- [GIVEN INSTRUCTION]: Leaving out every picture, retype the lines below from the top through the one that contains "(bartop) -- (barbot);".

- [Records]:
▼
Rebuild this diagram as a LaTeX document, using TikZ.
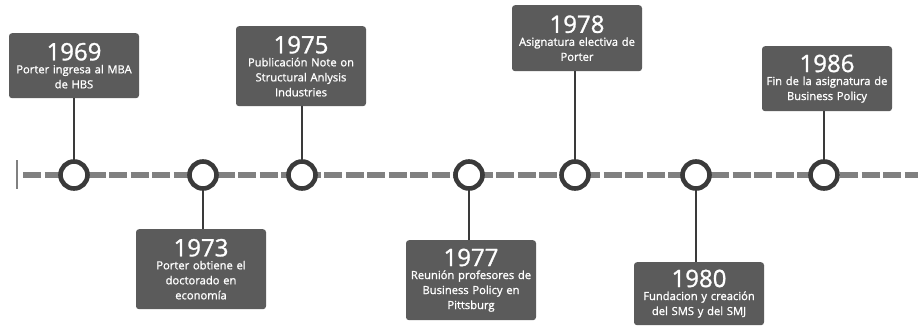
\documentclass[tikz,border=0pt]{standalone}
\usepackage{fontspec}
\setmainfont{Open Sans}
\newfontfamily\labelfont{Open Sans}[FakeBold=1.2]
\definecolor{boxgray}{HTML}{5B5B5B}
\definecolor{ringgray}{HTML}{3A3A3A}
\definecolor{axisgray}{HTML}{808080}
\begin{document}
\begin{tikzpicture}[x=1pt,y=-1pt,
  event/.style={fill=boxgray, rounded corners=3pt, text=white, align=center,
    minimum width=130pt, text width=130pt, inner sep=0pt,
    font=\labelfont\fontsize{11.2}{15}\selectfont},
  milestone/.style={circle, draw=ringgray, line width=4.6pt, fill=white,
    minimum size=27pt, inner sep=0pt},
  stem/.style={draw=ringgray, line width=1.6pt},
  axis/.style={draw=axisgray, line width=6pt, dash pattern=on 18pt off 3.5pt}]
\useasboundingbox (0,0) rectangle (918,327);
\newcommand{\yr}[1]{{\fontsize{24}{25}\selectfont #1}\\[-2pt]}

% timeline axis
\coordinate (axstart) at (23,175);
\coordinate (axend) at (918,175);
\coordinate (bartop) at (17,160);
\coordinate (barbot) at (17,189);
\draw[axis] (axstart) -- (axend);
\draw[axisgray, line width=2pt] (bartop) -- (barbot);

% event boxes
\node[event, minimum height=65pt, anchor=north] (e1969) at (74,33)
  {\yr{1969}Porter ingresa al MBA\\de HBS};
\node[event, minimum height=80pt, anchor=north] (e1975) at (301,26)
  {\yr{1975}Publicación Note on\\Structural Anlysis\\Industries};
\node[event, minimum height=66pt, anchor=north] (e1978) at (577,5)
  {\yr{1978}Asignatura electiva de\\Porter};
\node[event, minimum height=65pt, anchor=north] (e1986) at (827,46)
  {\yr{1986}Fin de la asignatura de\\Business Policy};
\node[event, minimum height=80pt, anchor=north] (e1973) at (201,229)
  {\yr{1973}Porter obtiene el\\doctorado en\\economía};
\node[event, minimum height=80pt, anchor=north] (e1977) at (471,240)
  {\yr{1977}Reunión profesores de\\Business Policy en\\Pittsburg};
\node[event, minimum height=63pt, anchor=north] (e1980) at (699,262)
  {\yr{1980}Fundacion y creación\\del SMS y del SMJ};

% milestone positions on the axis
\coordinate (p1969) at (74,175);
\coordinate (p1973) at (203,175);
\coordinate (p1975) at (302,175);
\coordinate (p1977) at (469,175);
\coordinate (p1978) at (575,175);
\coordinate (p1980) at (696,175);
\coordinate (p1986) at (824,175);

% stems from boxes to axis
\foreach \y in {1969,1975,1978,1986}
  \draw[stem] (p\y) -- (p\y |- e\y.south);
\foreach \y in {1973,1977,1980}
  \draw[stem] (p\y) -- (p\y |- e\y.north);

% milestone rings
\foreach \y in {1969,1973,1975,1977,1978,1980,1986}
  \node[milestone] (m\y) at (p\y) {};
\end{tikzpicture}
\end{document}
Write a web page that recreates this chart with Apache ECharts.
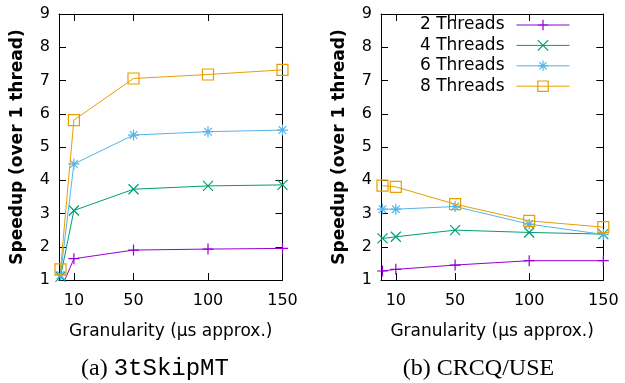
<!DOCTYPE html>
<html>
<head>
<meta charset="utf-8">
<script src="https://cdn.jsdelivr.net/npm/echarts@6/dist/echarts.min.js"></script>
<style>
html,body{margin:0;padding:0;background:#fff;}
#c{width:625px;height:383px;}
</style>
</head>
<body>
<div id="c"></div>
<script>
// ---- data ----
const granularity = [1, 10, 50, 100, 150];
const xTickValues = [10, 50, 100, 150];
const seriesNames = ['2 Threads', '4 Threads', '6 Threads', '8 Threads'];
// (a) 3tSkipMT
const skip2 = [0.7, 1.64, 1.90, 1.93, 1.95];
const skip4 = [1.1, 3.09, 3.73, 3.83, 3.86];
const skip6 = [1.15, 4.49, 5.36, 5.46, 5.51];
const skip8 = [1.32, 5.81, 7.06, 7.18, 7.32];
// (b) CRCQ/USE
const crcq2 = [1.27, 1.32, 1.45, 1.58, 1.58];
const crcq4 = [2.25, 2.30, 2.50, 2.43, 2.38];
const crcq6 = [3.13, 3.13, 3.21, 2.68, 2.37];
const crcq8 = [3.84, 3.80, 3.28, 2.78, 2.59];
const captionA = ['(a) ', '3tSkipMT'];
const captionB = '(b) CRCQ/USE';
const xName = 'Granularity (µs approx.)';
const yName = 'Speedup (over 1 thread)';

// ---- styles ----
const colors = ['#9400d3', '#009e73', '#56b4e9', '#e69f00'];
const symbols = [
  'path://M5 0L5 10M0 5L10 5',
  'path://M0 0L10 10M10 0L0 10',
  'path://M5 0L5 10M0 5L10 5M1.5 1.5L8.5 8.5M8.5 1.5L1.5 8.5',
  'path://M0 0L10 0L10 10L0 10Z'
];
const symSizes = [11, 10, 11, 11];
const FONT = 'DejaVu Sans';

function pairs(ys) { return granularity.map((x, i) => [x, ys[i]]); }

function xAxes(gi) {
  const base = {
    type: 'value', gridIndex: gi, min: 0, max: 150,
    splitLine: { show: false },
    axisLine: { show: true, onZero: false, lineStyle: { color: '#000', width: 1 } },
    axisTick: { show: true, inside: true, length: 7, customValues: xTickValues, lineStyle: { color: '#000' } }
  };
  return [
    Object.assign({}, base, {
      position: 'bottom',
      axisLabel: { show: true, customValues: xTickValues, color: '#000', fontFamily: FONT, fontSize: 16, margin: 13 },
      name: xName, nameLocation: 'middle', nameGap: 43,
      nameTextStyle: { color: '#000', fontFamily: FONT, fontSize: 17 }
    }),
    Object.assign({}, base, { position: 'top', axisLabel: { show: false } })
  ];
}
function yAxes(gi) {
  const base = {
    type: 'value', gridIndex: gi, min: 1, max: 9, interval: 1,
    splitLine: { show: false },
    axisLine: { show: true, onZero: false, lineStyle: { color: '#000', width: 1 } },
    axisTick: { show: true, inside: true, length: 7, lineStyle: { color: '#000' } }
  };
  return [
    Object.assign({}, base, {
      position: 'left',
      axisLabel: { show: true, color: '#000', fontFamily: FONT, fontSize: 16, margin: 9 },
      name: yName, nameLocation: 'middle', nameGap: 33, nameRotate: 90,
      nameTextStyle: { color: '#000', fontFamily: FONT, fontSize: 17, fontWeight: 'bold' }
    }),
    Object.assign({}, base, { position: 'right', axisLabel: { show: false } })
  ];
}

function makeSeries(gi, data) {
  return data.map((ys, k) => ({
    name: seriesNames[k], type: 'line',
    xAxisIndex: gi * 2, yAxisIndex: gi * 2,
    data: pairs(ys), clip: true,
    symbol: symbols[k], symbolSize: symSizes[k], showSymbol: true,
    color: colors[k],
    lineStyle: { color: colors[k], width: 1 },
    itemStyle: { color: 'rgba(0,0,0,0)', borderColor: colors[k], borderWidth: 1.2 },
    emphasis: { disabled: true },
    animation: false, z: 2 + k
  }));
}

const option = {
  animation: false,
  backgroundColor: '#fff',
  grid: [
    { left: 59, top: 14, width: 223.5, height: 266 },
    { left: 381, top: 14, width: 222.3, height: 266 }
  ],
  xAxis: [].concat(xAxes(0), xAxes(1)),
  yAxis: [].concat(yAxes(0), yAxes(1)),
  legend: {
    data: seriesNames,
    orient: 'vertical', align: 'right',
    right: 55, top: 15, padding: 0,
    itemWidth: 53, itemHeight: 13, itemGap: 0.4,
    lineStyle: { width: 1 },
    itemStyle: { borderWidth: 1.2 },
    textStyle: { color: '#000', fontFamily: FONT, fontSize: 17, lineHeight: 20, padding: [0, 7, 0, 0] },
    selectedMode: false
  },
  series: [].concat(makeSeries(0, [skip2, skip4, skip6, skip8]), makeSeries(1, [crcq2, crcq4, crcq6, crcq8])),
  graphic: [
    { type: 'text', x: 155, y: 369,
      style: { text: '{s|' + captionA[0] + '}{m|' + captionA[1] + '}',
        align: 'center', verticalAlign: 'middle',
        rich: { s: { fontFamily: 'Liberation Serif', fontSize: 24, fill: '#000' },
                m: { fontFamily: 'Liberation Mono', fontSize: 24, fill: '#000' } } } },
    { type: 'text', x: 478.5, y: 369,
      style: { text: captionB, align: 'center', verticalAlign: 'middle',
        fontFamily: 'Liberation Serif', fontSize: 24, fill: '#000' } }
  ]
};
const chart = echarts.init(document.getElementById('c'), null, { renderer: 'canvas' });
chart.setOption(option);
</script>
</body>
</html>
▲
- [CORRECT ANSWER]:
Rebuild this diagram as a LaTeX document, using TikZ.
\documentclass[tikz,border=0pt]{standalone}
\usepackage{fontspec}
\setmainfont{Open Sans}
\newfontfamily\labelfont{Open Sans}[FakeBold=1.2]
\definecolor{boxgray}{HTML}{5B5B5B}
\definecolor{ringgray}{HTML}{3A3A3A}
\definecolor{axisgray}{HTML}{808080}
\begin{document}
\begin{tikzpicture}[x=1pt,y=-1pt,
  event/.style={fill=boxgray, rounded corners=3pt, text=white, align=center,
    minimum width=130pt, text width=130pt, inner sep=0pt,
    font=\labelfont\fontsize{11.2}{15}\selectfont},
  milestone/.style={circle, draw=ringgray, line width=4.6pt, fill=white,
    minimum size=27pt, inner sep=0pt},
  stem/.style={draw=ringgray, line width=1.6pt},
  axis/.style={draw=axisgray, line width=6pt, dash pattern=on 18pt off 3.5pt}]
\useasboundingbox (0,0) rectangle (918,327);
\newcommand{\yr}[1]{{\fontsize{24}{25}\selectfont #1}\\[-2pt]}

% timeline axis
\coordinate (axstart) at (23,175);
\coordinate (axend) at (918,175);
\coordinate (bartop) at (17,160);
\coordinate (barbot) at (17,189);
\draw[axis] (axstart) -- (axend);
\draw[axisgray, line width=2pt] (bartop) -- (barbot);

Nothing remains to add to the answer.